Machine Learning Models for Energy Optimization and Resource Consumption in Smart Factories

The integration of artificial intelligence (AI) in energy optimization has fundamentally transformed smart factory operations, driving improvements in efficiency, cost reduction, and sustainability. This research examines AI-driven energy management strategies, focusing on key technologies such as machine learning algorithms, predictive analytics, reinforcement learning, IoT-enabled monitoring, and digital twin technology. By leveraging AI, factories can analyze real-time data, optimize energy consumption, and proactively identify inefficiencies, enabling a more intelligent and adaptive approach to industrial energy management. Predictive analytics plays a critical role in energy demand forecasting, allowing factories to anticipate usage patterns and adjust consumption accordingly. IoT-based monitoring systems provide real-time insights into energy utilization, enhancing the ability to make data-driven decisions that reduce waste and improve operational efficiency. Reinforcement learning models autonomously regulate energy allocation, continuously learning and adapting to dynamic production environments. Meanwhile, digital twins create virtual simulations that allow manufacturers to test and refine energy optimization strategies before implementation, ensuring maximum efficiency with minimal risk. Despite its transformative potential, AI-powered energy management faces several challenges. Data quality issues can limit the accuracy of AI-driven predictions, while high implementation costs may deter widespread adoption. Cybersecurity risks pose significant concerns, as connected systems require robust protection against cyber threats.
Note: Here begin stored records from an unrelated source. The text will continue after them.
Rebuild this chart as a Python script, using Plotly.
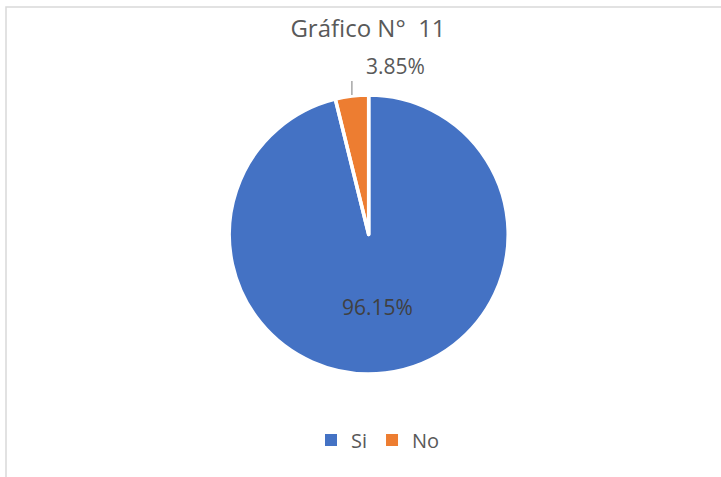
import math
import plotly.graph_objects as go

# Survey answers
categories = ["Si", "No"]
counts = [25, 1]
colors = ["#4472C4", "#ED7D31"]

title_text = "Gráfico N°  11"

W, H = 721, 477
# Pie geometry in pixels (centre and radius of the drawn disc)
CX, CY, R = 368.7, 234.5, 139.5


def px_x(x):
    return x / W


def px_y(y):
    return 1 - y / H


total = sum(counts)
shares = [c / total for c in counts]

# Mid-angle of each slice, clockwise from 12 o'clock (radians)
mids = []
acc = 0.0
for s in shares:
    mids.append((acc + s / 2) * 2 * math.pi)
    acc += s

pie_domain = dict(x=[px_x(CX - R), px_x(CX + R)], y=[px_y(CY + R), px_y(CY - R)])

fig = go.Figure()
# Filled slices (these feed the legend)
fig.add_trace(
    go.Pie(
        labels=categories,
        values=counts,
        marker=dict(colors=colors, line=dict(width=0)),
        sort=False,
        direction="clockwise",
        rotation=0,
        textinfo="none",
        hoverinfo="label+percent",
        domain=pie_domain,
    )
)
# White separators between slices
fig.add_trace(
    go.Pie(
        labels=categories,
        values=counts,
        marker=dict(colors=["rgba(0,0,0,0)"] * len(counts), line=dict(color="white", width=3.5)),
        sort=False,
        direction="clockwise",
        rotation=0,
        textinfo="none",
        hoverinfo="skip",
        showlegend=False,
        domain=pie_domain,
    )
)

annotations = []
shapes = []

# Large slice: label inside, about half-way out along its bisector
a = mids[0]
annotations.append(
    dict(
        x=px_x(CX + 0.52 * R * math.sin(a)),
        y=px_y(CY - 0.52 * R * math.cos(a)),
        xref="paper", yref="paper",
        text=f"{shares[0] * 100:.2f}%",
        showarrow=False,
        font=dict(family="Open Sans", size=21, color="#404040"),
        xanchor="center", yanchor="middle",
    )
)

# Small slice: label outside with a short leader line
a = mids[1]
lx = CX + R * math.sin(a)
ly0 = CY - (R + 1) * math.cos(a)
ly1 = ly0 - 14
shapes.append(
    dict(
        type="line", xref="paper", yref="paper",
        x0=px_x(lx), x1=px_x(lx), y0=px_y(ly0), y1=px_y(ly1),
        line=dict(color="#A6A6A6", width=1.5),
    )
)
annotations.append(
    dict(
        x=px_x(lx + 12), y=px_y(ly1 - 15),
        xref="paper", yref="paper",
        text=f"{shares[1] * 100:.2f}%",
        showarrow=False,
        font=dict(family="Open Sans", size=21, color="#595959"),
        xanchor="left", yanchor="middle",
    )
)

# Chart-area border
shapes.append(
    dict(
        type="rect", xref="paper", yref="paper",
        x0=px_x(6), x1=1.02, y0=-0.02, y1=px_y(7),
        line=dict(color="#D9D9D9", width=1.5),
        fillcolor="rgba(0,0,0,0)",
    )
)

fig.update_layout(
    width=W,
    height=H,
    margin=dict(l=0, r=0, t=0, b=0),
    paper_bgcolor="white",
    plot_bgcolor="white",
    title=dict(
        text=title_text,
        x=px_x(368), y=px_y(29),
        xanchor="center", yanchor="middle",
        font=dict(family="Open Sans", size=24, color="#595959"),
    ),
    showlegend=True,
    legend=dict(
        orientation="h",
        x=px_x(378), y=px_y(440),
        xanchor="center", yanchor="middle",
        font=dict(family="Open Sans", size=20, color="#595959"),
        traceorder="normal",
    ),
    annotations=annotations,
    shapes=shapes,
)

fig.write_html("out.html")
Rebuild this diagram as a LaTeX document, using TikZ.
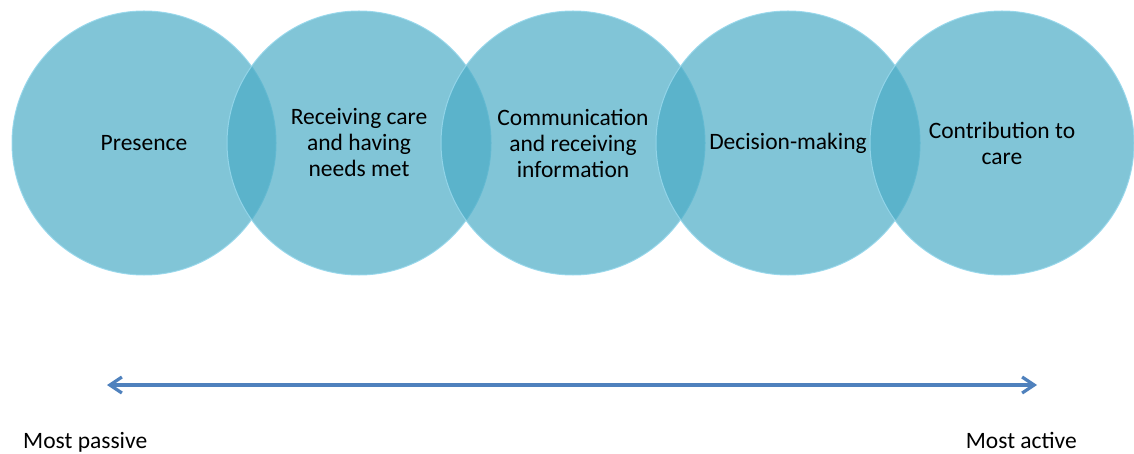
\documentclass[tikz,border=0pt]{standalone}
\usepackage{fontspec}
\setmainfont{Carlito}
\usetikzlibrary{arrows.meta}
\definecolor{bubblefill}{RGB}{75,172,198}
\definecolor{bubbleedge}{RGB}{150,215,235}
\definecolor{scaleblue}{RGB}{79,129,189}
\begin{document}
\begin{tikzpicture}[x=1pt,y=-1pt,
    bubble/.style={circle,minimum size=264pt,inner sep=0pt,fill=bubblefill,
      fill opacity=0.7,text opacity=1,draw=bubbleedge,draw opacity=0.9,
      line width=1pt,align=center,font=\fontsize{23.5}{26}\selectfont},
    endlabel/.style={inner sep=0pt,font=\fontsize{23.5}{26}\selectfont}]
  \useasboundingbox (0,0) rectangle (1134,454);
  % the five levels
  \node[bubble] (presence)     at (144,143)  {Presence};
  \node[bubble] (receiving)    at (359,143)  {Receiving care\\and having\\needs met};
  \node[bubble] (communication) at (573,143) {Communication\\and receiving\\information};
  \node[bubble] (decision)     at (788,143)  {Decision-making};
  \node[bubble] (contribution) at (1002,143) {Contribution to\\care};
  % scale underneath
  \coordinate (passiveend) at (107,385);
  \coordinate (activeend)  at (1037,385);
  \draw[scaleblue,line width=3.2pt,
    {Straight Barb[length=12pt,width=16pt]}-{Straight Barb[length=12pt,width=16pt]}]
    (passiveend) -- (activeend);
  \node[endlabel,anchor=base west] (passive) at (23,448)  {Most passive};
  \node[endlabel,anchor=base east] (active)  at (1077,448) {Most active};
\end{tikzpicture}
\end{document}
The integration of AI with legacy manufacturing systems further complicates deployment, necessitating interoperable solutions and cost-effective AI adoption strategies. Addressing these challenges requires enhanced data infrastructure, advanced cybersecurity protocols, and scalable AI solutions tailored to industrial settings. This study highlights both the innovations and challenges of AI-driven energy optimization, offering insights into its growing role in the future of smart manufacturing. The findings emphasize the need for continued advancements in AI, data analytics, and industrial automation to develop sustainable, intelligent, and energy-efficient industrial ecosystems capable of meeting the evolving demands of Industry 4.0 and beyond.